Secondly, the idea of ‘bogus asylum seekers’ relies on the idea that it is an easy alternative to economic migration. In fact, Britain offers no asylum visa. There are very few legal ways for refugees to safely escape their country and claim asylum. When war breaks out, countries like Britain often close down refugees’ legal escape routes.
Refugees don’t place their lives in smugglers’ hands because they want to. They do it because they often have no other choice.
This lack of safe and legal routes for refugees to reach safety and claim asylum has deadly results. Already this year 646 men, women and children have lost their lives during their desperate attempt to cross the Mediterranean Sea. Every death was a tragedy.

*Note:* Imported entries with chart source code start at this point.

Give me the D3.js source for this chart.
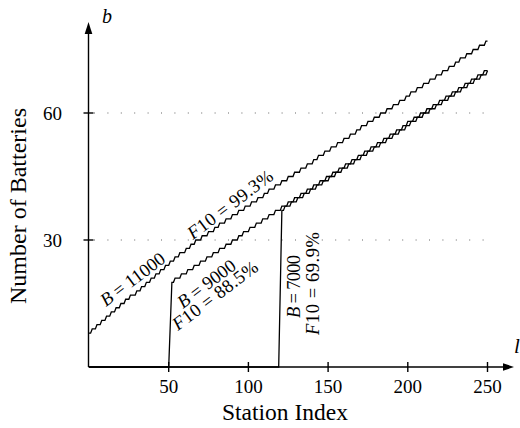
<!DOCTYPE html>
<html><head><meta charset="utf-8">
<script src="https://cdn.jsdelivr.net/npm/d3@7"></script>
<style>
body{margin:0;background:#fff;}
svg{display:block;}
text{font-family:"Liberation Serif","Times New Roman",serif;fill:#000;}
</style>
</head><body>
<svg id="c" width="520" height="428"></svg>
<script>
// ---------- data ----------
const xTicks = [50, 100, 150, 200, 250];
const yTicks = [30, 60];
const xTitle = "Station Index";
const yTitle = "Number of Batteries";
const lastStation = 250;

// B = 11000 : starts at station 0 with 8 batteries, +1 battery at each listed station
const b11Start = [0, 8];
const b11Steps = [2, 5, 8, 11, 14, 17, 20, 23, 26, 30, 33, 36, 39, 42, 45, 48, 51, 54, 57, 61,
  64, 67, 71, 75, 79, 82, 86, 90, 94, 98, 102, 106, 110, 113, 117, 121, 125, 129, 133, 137,
  141, 144, 148, 152, 156, 160, 164, 168, 171, 175, 179, 183, 187, 191, 195, 199, 202, 206, 210, 214,
  218, 222, 226, 230, 233, 237, 241, 245, 249];

// B = 9000 : zero up to station 50, jumps to 20 at station 52
const b9Zero = 50;
const b9Start = [52, 20];
const b9Steps = [54, 58, 62, 66, 70, 74, 78, 82, 86, 90, 94, 97, 101, 105, 109, 113, 117, 121, 125, 129,
  133, 137, 141, 145, 149, 153, 157, 161, 165, 169, 173, 177, 181, 185, 189, 193, 197, 200, 204, 208,
  212, 216, 220, 224, 228, 232, 236, 240, 244, 248];

// B = 7000 : zero up to station 119, jumps to 37 at station 121
const b7Zero = 119;
const b7Start = [121, 37];
const b7Steps = [123, 127, 131, 135, 139, 143, 147, 151, 155, 159, 163, 167, 171, 175, 179, 183, 187, 191, 195, 199,
  202, 206, 210, 214, 218, 222, 226, 230, 234, 238, 242, 246, 250];

const labelB11 = ["B", " = 11000"];
const labelF11 = ["F", "10 = 99.3%"];
const labelB9 = ["B", " = 9000"];
const labelF9 = ["F", "10 = 88.5%"];
const labelB7 = ["B", " = 7000"];
const labelF7 = ["F", "10 = 69.9%"];

// ---------- build ----------
function build(zeroUntil, start, steps) {
  const pts = [];
  if (zeroUntil !== null) for (let s = 0; s <= zeroUntil; s++) pts.push([s, 0]);
  for (let s = start[0]; s <= lastStation; s++) {
    pts.push([s, start[1] + steps.filter(t => t <= s).length]);
  }
  return pts;
}
const s11 = build(null, b11Start, b11Steps);
const s9 = build(b9Zero, b9Start, b9Steps);
const s7 = build(b7Zero, b7Start, b7Steps);

const svg = d3.select("#c");
const x = d3.scaleLinear().domain([0, 250]).range([89, 487.5]);
const y = d3.scaleLinear().domain([0, 60]).range([367, 113]);

// grid lines
svg.append("g").selectAll("line").data(yTicks).join("line")
  .attr("x1", x(0) + 5).attr("x2", x(250) + 1)
  .attr("y1", d => y(d)).attr("y2", d => y(d))
  .attr("stroke", "#666").attr("stroke-width", 1.1)
  .attr("stroke-dasharray", "1,12.4");

// axes lines
const ax = svg.append("g").attr("stroke", "#000").attr("stroke-width", 1.4);
ax.append("line").attr("x1", x(0) - 0.5).attr("x2", 505).attr("y1", y(0)).attr("y2", y(0));
ax.append("line").attr("x1", x(0) - 0.5).attr("x2", x(0) - 0.5).attr("y1", y(0)).attr("y2", 32);
svg.append("path").attr("d", `M514,${y(0)} L503,${y(0) - 3.8} L503,${y(0) + 3.8} Z`).attr("fill", "#000");
svg.append("path").attr("d", `M${x(0) - 0.5},22 L${x(0) - 4.3},34 L${x(0) + 3.3},34 Z`).attr("fill", "#000");

// ticks
ax.selectAll("line.xt").data(xTicks).join("line").attr("class", "xt")
  .attr("x1", d => x(d)).attr("x2", d => x(d)).attr("y1", y(0) - 5).attr("y2", y(0) + 5);
ax.selectAll("line.yt").data(yTicks).join("line").attr("class", "yt")
  .attr("x1", x(0) - 5.5).attr("x2", x(0) + 4.5).attr("y1", d => y(d)).attr("y2", d => y(d));

svg.append("g").selectAll("text").data(xTicks).join("text")
  .attr("x", d => x(d)).attr("y", 393).attr("text-anchor", "middle")
  .attr("font-size", 19).text(d => d);
svg.append("g").selectAll("text").data(yTicks).join("text")
  .attr("x", 62).attr("y", d => y(d) + 6.5).attr("text-anchor", "end")
  .attr("font-size", 19).text(d => d);

svg.append("text").attr("x", 285).attr("y", 420).attr("text-anchor", "middle")
  .attr("font-size", 23.5).text(xTitle);
svg.append("text").attr("transform", "translate(26,206) rotate(-90)").attr("text-anchor", "middle")
  .attr("font-size", 24).text(yTitle);

svg.append("text").attr("x", 102).attr("y", 23).attr("font-size", 20).attr("font-style", "italic").text("b");
svg.append("text").attr("x", 514).attr("y", 353).attr("font-size", 21).attr("font-style", "italic").text("l");

// series
const line = d3.line().x(d => x(d[0])).y(d => y(d[1]));
svg.append("g").selectAll("path").data([s11, s9, s7]).join("path")
  .attr("d", line).attr("fill", "none").attr("stroke", "#000").attr("stroke-width", 1.3)
  .attr("stroke-linejoin", "miter");

// annotations
function label(parts, tx, ty, rot, len) {
  const t = svg.append("text").attr("transform", `translate(${tx},${ty}) rotate(${rot})`)
    .attr("font-size", 18.5).attr("textLength", len).attr("lengthAdjust", "spacing");
  t.append("tspan").attr("font-style", "italic").text(parts[0]);
  t.append("tspan").text(parts[1]);
}
label(labelB11, 106, 307, -37, 76);
label(labelF11, 193, 240, -37, 102);
label(labelB9, 183, 309, -37, 68);
label(labelF9, 178, 331, -37, 102);
label(labelB7, 299.5, 318, -90, 63);
label(labelF7, 319, 335, -90, 103);
</script>
</body></html>
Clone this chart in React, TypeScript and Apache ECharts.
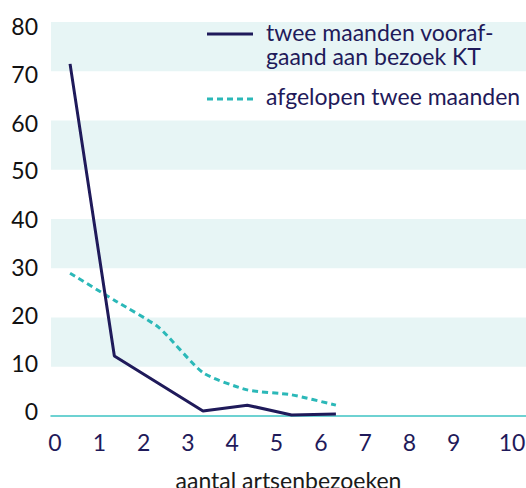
import React, { useEffect, useRef } from "react";
import * as echarts from "echarts";

const xTicks = [0, 1, 2, 3, 4, 5, 6, 7, 8, 9, 10];
const pointX = [0.34, 1.34, 2.34, 3.34, 4.34, 5.34, 6.34];
const voorafgaand = [71.5, 12.2, 6.6, 1.0, 2.2, 0.2, 0.4];
const afgelopen = [29, 23.5, 18, 8.8, 5.3, 4.3, 2.2];
const yTicks = [0, 10, 20, 30, 40, 50, 60, 70, 80];
const legendText1 = "twee maanden vooraf-\ngaand aan bezoek KT";
const legendText2 = "afgelopen twee maanden";
const xTitle = "aantal artsenbezoeken";

const NAVY = "#1f1a5a";
const TEAL = "#2bb8b8";
const BAND = "#e7f5f5";
const FONT = "Lato";
const FS = 23;

// per-label vertical nudge (px, negative = up) so y labels sit as in the reference
const yRich: Record<string, any> = {};
yTicks.forEach((v) => {
  const s = -5 + 0.1125 * v;
  const pad = Math.round(Math.abs(s) * 2);
  yRich["y" + v] = {
    color: "#111",
    fontFamily: FONT,
    fontSize: FS,
    padding: s < 0 ? [0, 0, pad, 0] : [pad, 0, 0, 0],
  };
});

export default function App() {
  const ref = useRef<HTMLDivElement>(null);
  useEffect(() => {
    if (!ref.current) return;
    const chart = echarts.init(ref.current, undefined, { renderer: "svg" });
    chart.setOption({
      animation: false,
      grid: { left: 51, right: 0, top: 22, bottom: 72, containLabel: false, outerBoundsMode: "none" },
      xAxis: {
        type: "value",
        min: -0.09,
        max: 10.63,
        interval: 1,
        axisLine: { show: true, lineStyle: { color: "#3ec3c3", width: 1.5 } },
        axisTick: { show: false },
        splitLine: { show: false },
        axisLabel: {
          color: NAVY,
          fontFamily: FONT,
          fontSize: FS,
          margin: 14,
          customValues: xTicks,
          formatter: (v: number) => (v === 10 ? "{t|10}" : String(v)),
          rich: { t: { padding: [0, 0, 0, 28], color: NAVY, fontFamily: FONT, fontSize: FS } },
        },
        name: xTitle,
        nameLocation: "middle",
        nameGap: 52,
        nameTextStyle: { color: "#1a1a1a", fontFamily: FONT, fontSize: FS },
      },
      yAxis: {
        type: "value",
        min: 0,
        max: 80,
        interval: 10,
        axisLine: { show: false },
        axisTick: { show: false },
        splitLine: { show: false },
        splitArea: { show: true, areaStyle: { color: ["rgba(255,255,255,0)", BAND] } },
        axisLabel: {
          color: "#111",
          fontFamily: FONT,
          fontSize: FS,
          margin: 13,
          customValues: yTicks,
          formatter: (v: number) => `{y${v}|${v}}`,
          rich: yRich,
        },
      },
      series: [
        {
          name: legendText1.replace("\n", ""),
          type: "line",
          data: pointX.map((x, i) => [x, voorafgaand[i]]),
          symbol: "none",
          lineStyle: { color: NAVY, width: 3 },
          z: 3,
        },
        {
          name: legendText2,
          type: "line",
          data: pointX.map((x, i) => [x, afgelopen[i]]),
          symbol: "none",
          smooth: 0.2,
          lineStyle: { color: TEAL, width: 3, type: [6, 4] },
          z: 2,
        },
      ],
      graphic: [
        { type: "line", z: 10, shape: { x1: 207, y1: 34, x2: 253, y2: 34 }, style: { stroke: NAVY, lineWidth: 3 } },
        {
          type: "text",
          z: 10,
          x: 266,
          y: 20,
          style: {
            text: legendText1,
            fill: NAVY,
            fontFamily: FONT,
            fontSize: FS,
            lineHeight: 24,
            verticalAlign: "top",
          },
        },
        { type: "line", z: 10, shape: { x1: 207, y1: 99, x2: 254, y2: 99 }, style: { stroke: TEAL, lineWidth: 3, lineDash: [6, 4] } },
        {
          type: "text",
          z: 10,
          x: 266,
          y: 96,
          style: { text: legendText2, fill: NAVY, fontFamily: FONT, fontSize: FS, verticalAlign: "middle" },
        },
      ],
    });
    return () => chart.dispose();
  }, []);
  return <div ref={ref} style={{ position: "absolute", left: 0, top: 0, width: 526, height: 488 }} />;
}
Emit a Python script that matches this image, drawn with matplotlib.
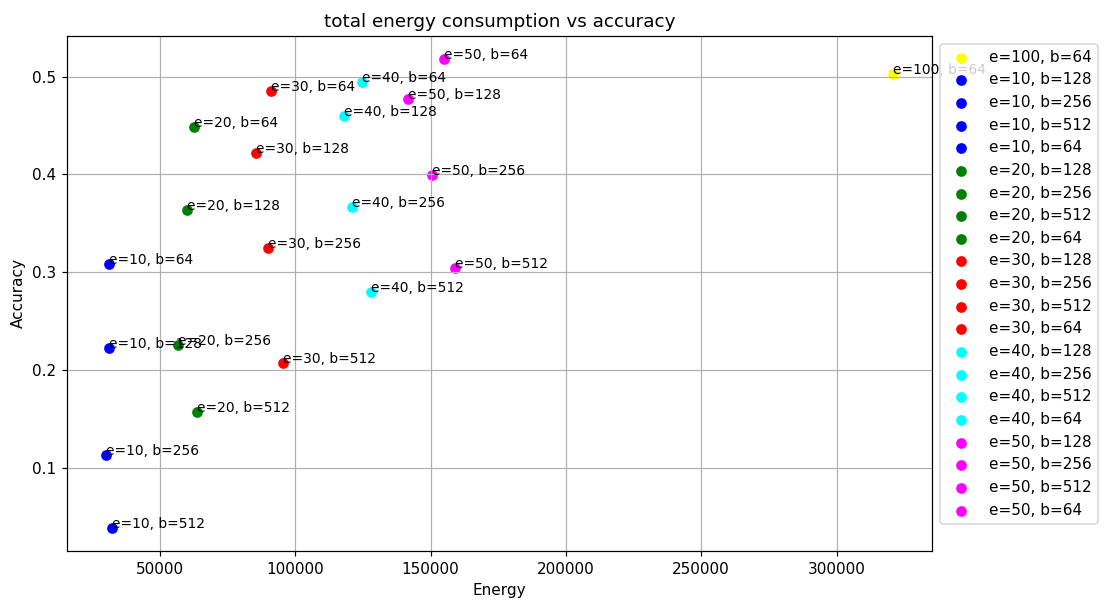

It is no coincidence that world events often correlate directly with asylum applications; last year people were most likely to seek refuge here from the Middle East, desperate to escape on-going conflict and the murderous advance of ISIS. The top 3 countries of origin of people applying for asylum in Britain in the twelve months to March 2018 were: Iran, Pakistan and Iraq.
What happens when asylum seekers get to the UK?
Once they have survived what is often an extremely long, dangerous and distressing journey to the UK, their worries are far from over. Until refugee status is granted, asylum seekers are not allowed to work to support themselves. They also have no say in where in the country they will be temporarily housed.
They are given £37.75 a week from the government while they present their asylum claim to the Home Office to prove they are in legitimate danger if they return home. It is usually unclear how long an asylum seeker will have to wait to know their fate, often it takes years.
Shockingly, at the end of March 2018 more than 9,824 asylum applications had been waiting for longer than six months for an initial decision on the case. That’s a 87% increase on March 2016.
The total backlog in cases pending a decision totalled 22,100. Each one of these cases represents a person stuck living in limbo, anxiously awaiting news of their fate.
The British asylum system is extremely tough. Just 32% of initial decisions made in the year to March 2018 have been grants of protection (asylum or humanitarian protection).
What happens if their claim is rejected?
If an asylum case is initially refused, it means the government’s support for that individual is stopped. This means they will usually become destitute and reliant on the charity of others to survive from day to day, often sleeping on the streets. Having an insecure address means that finding new evidence for a fresh asylum case is extremely difficult.
If their case is rejected they are told to make their plans to return home. A refusal does not however necessarily means that it is safe for someone to return to their home country. They do however have the right to appeal their case by submitting fresh evidence. Over 25% of asylum refusals are overturned on appeal which shows that there are often errors made by the Home Office when they first review someone’s case.